• _REQUEST_: Lines containing the string "matplotlib" are to be counted; report the number and nothing more.

• _INFORMATION SUPPLIED_:
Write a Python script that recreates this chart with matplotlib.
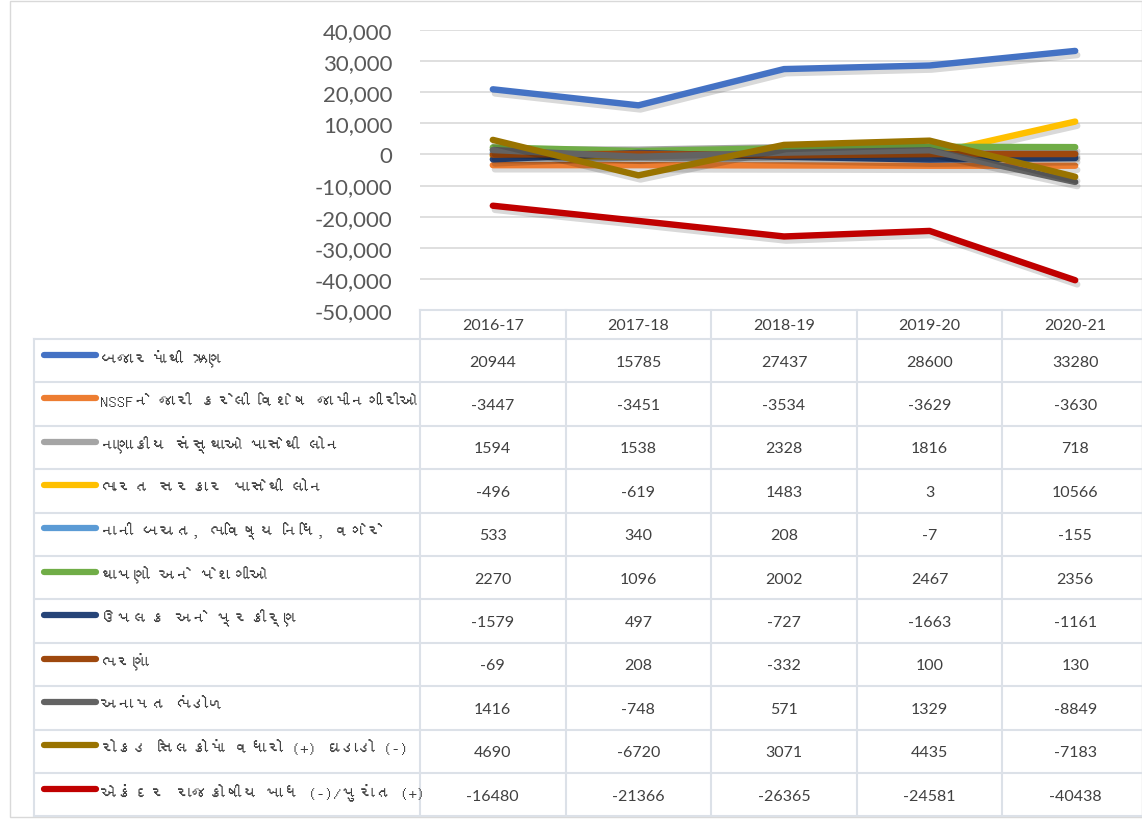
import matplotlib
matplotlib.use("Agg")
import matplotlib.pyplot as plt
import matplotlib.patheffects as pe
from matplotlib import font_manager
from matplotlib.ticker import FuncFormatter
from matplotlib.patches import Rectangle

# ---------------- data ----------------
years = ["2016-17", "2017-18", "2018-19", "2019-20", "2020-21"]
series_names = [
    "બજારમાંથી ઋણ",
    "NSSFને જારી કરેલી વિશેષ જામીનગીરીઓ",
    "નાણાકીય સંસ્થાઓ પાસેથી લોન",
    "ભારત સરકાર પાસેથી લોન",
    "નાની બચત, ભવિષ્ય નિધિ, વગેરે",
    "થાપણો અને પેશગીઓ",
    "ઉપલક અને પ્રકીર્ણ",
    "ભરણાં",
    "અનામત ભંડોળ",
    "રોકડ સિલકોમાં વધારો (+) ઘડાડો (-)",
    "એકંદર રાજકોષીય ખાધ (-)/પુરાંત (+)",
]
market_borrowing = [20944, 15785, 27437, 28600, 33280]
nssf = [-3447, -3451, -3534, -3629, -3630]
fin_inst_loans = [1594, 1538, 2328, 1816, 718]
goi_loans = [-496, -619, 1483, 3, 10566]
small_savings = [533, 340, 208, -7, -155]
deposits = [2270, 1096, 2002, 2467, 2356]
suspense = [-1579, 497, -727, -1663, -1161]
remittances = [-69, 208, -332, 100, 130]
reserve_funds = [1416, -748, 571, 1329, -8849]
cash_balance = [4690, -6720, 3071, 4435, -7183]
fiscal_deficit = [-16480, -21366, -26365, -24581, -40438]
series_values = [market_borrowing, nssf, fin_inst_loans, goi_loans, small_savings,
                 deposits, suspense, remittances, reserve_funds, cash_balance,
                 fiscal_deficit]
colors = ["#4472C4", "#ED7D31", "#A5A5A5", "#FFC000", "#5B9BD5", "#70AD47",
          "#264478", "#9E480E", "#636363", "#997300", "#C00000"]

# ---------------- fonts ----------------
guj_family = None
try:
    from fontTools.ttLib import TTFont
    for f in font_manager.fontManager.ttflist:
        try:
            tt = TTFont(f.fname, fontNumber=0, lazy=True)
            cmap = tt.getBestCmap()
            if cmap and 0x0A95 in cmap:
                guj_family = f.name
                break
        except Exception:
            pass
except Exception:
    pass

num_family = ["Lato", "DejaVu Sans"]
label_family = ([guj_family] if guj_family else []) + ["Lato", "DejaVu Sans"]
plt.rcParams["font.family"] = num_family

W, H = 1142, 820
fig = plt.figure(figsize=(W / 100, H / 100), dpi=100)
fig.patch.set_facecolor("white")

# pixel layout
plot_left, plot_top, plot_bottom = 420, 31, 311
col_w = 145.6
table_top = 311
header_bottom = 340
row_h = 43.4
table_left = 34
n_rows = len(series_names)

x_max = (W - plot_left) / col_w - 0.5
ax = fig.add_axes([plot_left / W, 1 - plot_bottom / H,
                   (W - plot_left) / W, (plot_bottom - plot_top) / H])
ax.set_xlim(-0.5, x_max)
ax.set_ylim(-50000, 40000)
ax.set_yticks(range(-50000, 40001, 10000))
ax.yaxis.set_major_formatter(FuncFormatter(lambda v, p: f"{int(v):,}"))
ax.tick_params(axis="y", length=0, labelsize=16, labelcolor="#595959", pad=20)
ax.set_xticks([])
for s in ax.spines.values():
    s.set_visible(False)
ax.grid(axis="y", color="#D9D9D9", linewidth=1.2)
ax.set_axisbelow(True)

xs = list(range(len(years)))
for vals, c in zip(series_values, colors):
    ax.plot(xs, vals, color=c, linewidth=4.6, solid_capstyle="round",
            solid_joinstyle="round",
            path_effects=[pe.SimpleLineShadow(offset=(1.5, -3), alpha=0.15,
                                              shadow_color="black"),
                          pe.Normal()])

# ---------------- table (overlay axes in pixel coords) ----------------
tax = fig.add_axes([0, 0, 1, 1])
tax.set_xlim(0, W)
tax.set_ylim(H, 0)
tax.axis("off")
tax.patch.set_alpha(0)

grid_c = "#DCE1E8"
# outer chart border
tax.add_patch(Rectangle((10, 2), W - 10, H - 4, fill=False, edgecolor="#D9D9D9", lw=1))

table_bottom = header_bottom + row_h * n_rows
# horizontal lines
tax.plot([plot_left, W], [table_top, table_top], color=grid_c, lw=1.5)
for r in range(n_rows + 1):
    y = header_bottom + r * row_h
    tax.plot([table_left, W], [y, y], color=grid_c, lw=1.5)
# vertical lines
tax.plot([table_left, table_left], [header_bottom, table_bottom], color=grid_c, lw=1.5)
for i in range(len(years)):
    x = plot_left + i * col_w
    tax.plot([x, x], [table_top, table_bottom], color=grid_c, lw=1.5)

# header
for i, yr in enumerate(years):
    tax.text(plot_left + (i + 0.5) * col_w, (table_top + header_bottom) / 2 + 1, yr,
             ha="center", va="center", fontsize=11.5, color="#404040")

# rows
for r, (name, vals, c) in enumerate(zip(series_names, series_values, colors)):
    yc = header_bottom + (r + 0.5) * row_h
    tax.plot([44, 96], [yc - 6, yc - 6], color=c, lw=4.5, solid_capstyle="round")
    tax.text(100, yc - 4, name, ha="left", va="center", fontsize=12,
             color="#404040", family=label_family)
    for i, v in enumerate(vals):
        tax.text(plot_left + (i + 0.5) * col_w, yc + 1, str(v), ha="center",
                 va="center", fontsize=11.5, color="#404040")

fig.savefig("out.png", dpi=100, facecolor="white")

• _WRITTEN ANSWER_: 8